- _Task brief_: Return all the data below as it stands, minus the pictures.

- _Data shown_:

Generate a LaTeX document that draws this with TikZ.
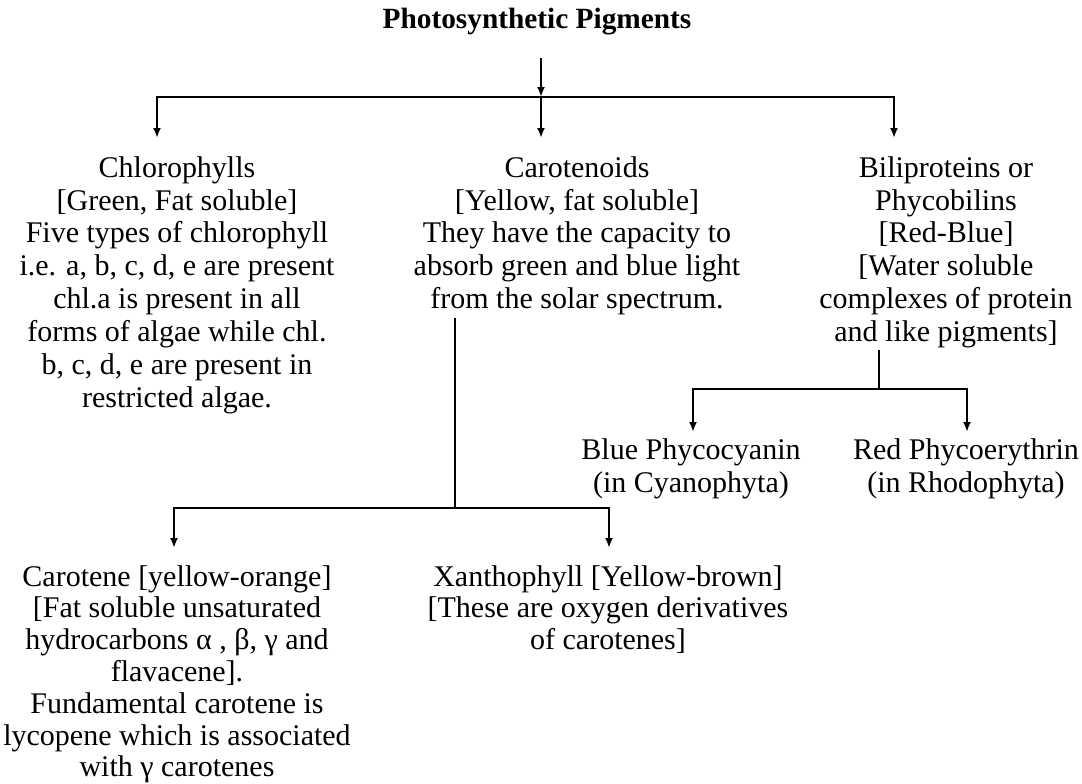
\documentclass[tikz,border=0pt]{standalone}
\usepackage{fontspec}
\setmainfont{Liberation Serif}
\usetikzlibrary{arrows.meta}
\begin{document}
\begin{tikzpicture}[x=0.75pt,y=-0.75pt,
  conn/.style={line width=1.8pt},
  arr/.style={conn,-{Latex[length=7.5pt,width=6pt]}},
  blk/.style={align=center,inner sep=0pt,anchor=north,font=\fontsize{22.5}{24.7}\selectfont},
  blkb/.style={align=center,inner sep=0pt,anchor=north,font=\fontsize{22.5}{23.85}\selectfont},
  ttl/.style={inner sep=0pt,anchor=base,font=\fontsize{22}{26}\selectfont\bfseries}]
\useasboundingbox (0,0) rectangle (1082,783);

% nodes
\node[ttl] (title) at (537,28) {Photosynthetic Pigments};
\node[blk] (chl) at (177,156) {Chlorophylls\\{[Green, Fat soluble]}\\Five types of chlorophyll\\i.e. a, b, c, d, e are present\\chl.a is present in all\\forms of algae while chl.\\b, c, d, e are present in\\restricted algae.};
\node[blk] (car) at (577,156) {Carotenoids\\{[Yellow, fat soluble]}\\They have the capacity to\\absorb green and blue light\\from the solar spectrum.};
\node[blk] (bil) at (946,156) {Biliproteins or\\Phycobilins\\{[Red-Blue]}\\{[Water soluble}\\complexes of protein\\and like pigments]};
\node[blk] (blue) at (691,438) {Blue Phycocyanin\\(in Cyanophyta)};
\node[blk] (red) at (966,438) {Red Phycoerythrin\\(in Rhodophyta)};
\node[blkb] (crt) at (177,565) {Carotene [yellow-orange]\\{[Fat soluble unsaturated}\\hydrocarbons α , β, γ and\\flavacene].\\Fundamental carotene is\\lycopene which is associated\\with γ carotenes};
\node[blkb] (xan) at (608,565) {Xanthophyll [Yellow-brown]\\{[These are oxygen derivatives}\\of carotenes]};

% junction coordinates
\coordinate (t0) at (541,58);
\coordinate (j0) at (541,97);
\coordinate (a1) at (157,138);
\coordinate (a2) at (541,138);
\coordinate (a3) at (894,138);
\coordinate (c0) at (455,318);
\coordinate (c1) at (455,508);
\coordinate (a4) at (174,548);
\coordinate (a5) at (609,548);
\coordinate (b0) at (879,350);
\coordinate (b1) at (879,389);
\coordinate (a6) at (693,432);
\coordinate (a7) at (967,432);

% connectors
\draw[arr] (t0) -- (j0);
\draw[arr] (j0) -| (a1);
\draw[arr] (j0) -- (a2);
\draw[arr] (j0) -| (a3);
\draw[conn] (c0) -- (c1);
\draw[arr] (c1) -| (a4);
\draw[arr] (c1) -| (a5);
\draw[conn] (b0) -- (b1);
\draw[arr] (b1) -| (a6);
\draw[arr] (b1) -| (a7);
\end{tikzpicture}
\end{document}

- _Result of this task_:
Generate a LaTeX document that draws this with TikZ.
\documentclass[tikz,border=0pt]{standalone}
\usepackage{fontspec}
\setmainfont{Liberation Serif}
\usetikzlibrary{arrows.meta}
\begin{document}
\begin{tikzpicture}[x=0.75pt,y=-0.75pt,
  conn/.style={line width=1.8pt},
  arr/.style={conn,-{Latex[length=7.5pt,width=6pt]}},
  blk/.style={align=center,inner sep=0pt,anchor=north,font=\fontsize{22.5}{24.7}\selectfont},
  blkb/.style={align=center,inner sep=0pt,anchor=north,font=\fontsize{22.5}{23.85}\selectfont},
  ttl/.style={inner sep=0pt,anchor=base,font=\fontsize{22}{26}\selectfont\bfseries}]
\useasboundingbox (0,0) rectangle (1082,783);

% nodes
\node[ttl] (title) at (537,28) {Photosynthetic Pigments};
\node[blk] (chl) at (177,156) {Chlorophylls\\{[Green, Fat soluble]}\\Five types of chlorophyll\\i.e. a, b, c, d, e are present\\chl.a is present in all\\forms of algae while chl.\\b, c, d, e are present in\\restricted algae.};
\node[blk] (car) at (577,156) {Carotenoids\\{[Yellow, fat soluble]}\\They have the capacity to\\absorb green and blue light\\from the solar spectrum.};
\node[blk] (bil) at (946,156) {Biliproteins or\\Phycobilins\\{[Red-Blue]}\\{[Water soluble}\\complexes of protein\\and like pigments]};
\node[blk] (blue) at (691,438) {Blue Phycocyanin\\(in Cyanophyta)};
\node[blk] (red) at (966,438) {Red Phycoerythrin\\(in Rhodophyta)};
\node[blkb] (crt) at (177,565) {Carotene [yellow-orange]\\{[Fat soluble unsaturated}\\hydrocarbons α , β, γ and\\flavacene].\\Fundamental carotene is\\lycopene which is associated\\with γ carotenes};
\node[blkb] (xan) at (608,565) {Xanthophyll [Yellow-brown]\\{[These are oxygen derivatives}\\of carotenes]};

% junction coordinates
\coordinate (t0) at (541,58);
\coordinate (j0) at (541,97);
\coordinate (a1) at (157,138);
\coordinate (a2) at (541,138);
\coordinate (a3) at (894,138);
\coordinate (c0) at (455,318);
\coordinate (c1) at (455,508);
\coordinate (a4) at (174,548);
\coordinate (a5) at (609,548);
\coordinate (b0) at (879,350);
\coordinate (b1) at (879,389);
\coordinate (a6) at (693,432);
\coordinate (a7) at (967,432);

% connectors
\draw[arr] (t0) -- (j0);
\draw[arr] (j0) -| (a1);
\draw[arr] (j0) -- (a2);
\draw[arr] (j0) -| (a3);
\draw[conn] (c0) -- (c1);
\draw[arr] (c1) -| (a4);
\draw[arr] (c1) -| (a5);
\draw[conn] (b0) -- (b1);
\draw[arr] (b1) -| (a6);
\draw[arr] (b1) -| (a7);
\end{tikzpicture}
\end{document}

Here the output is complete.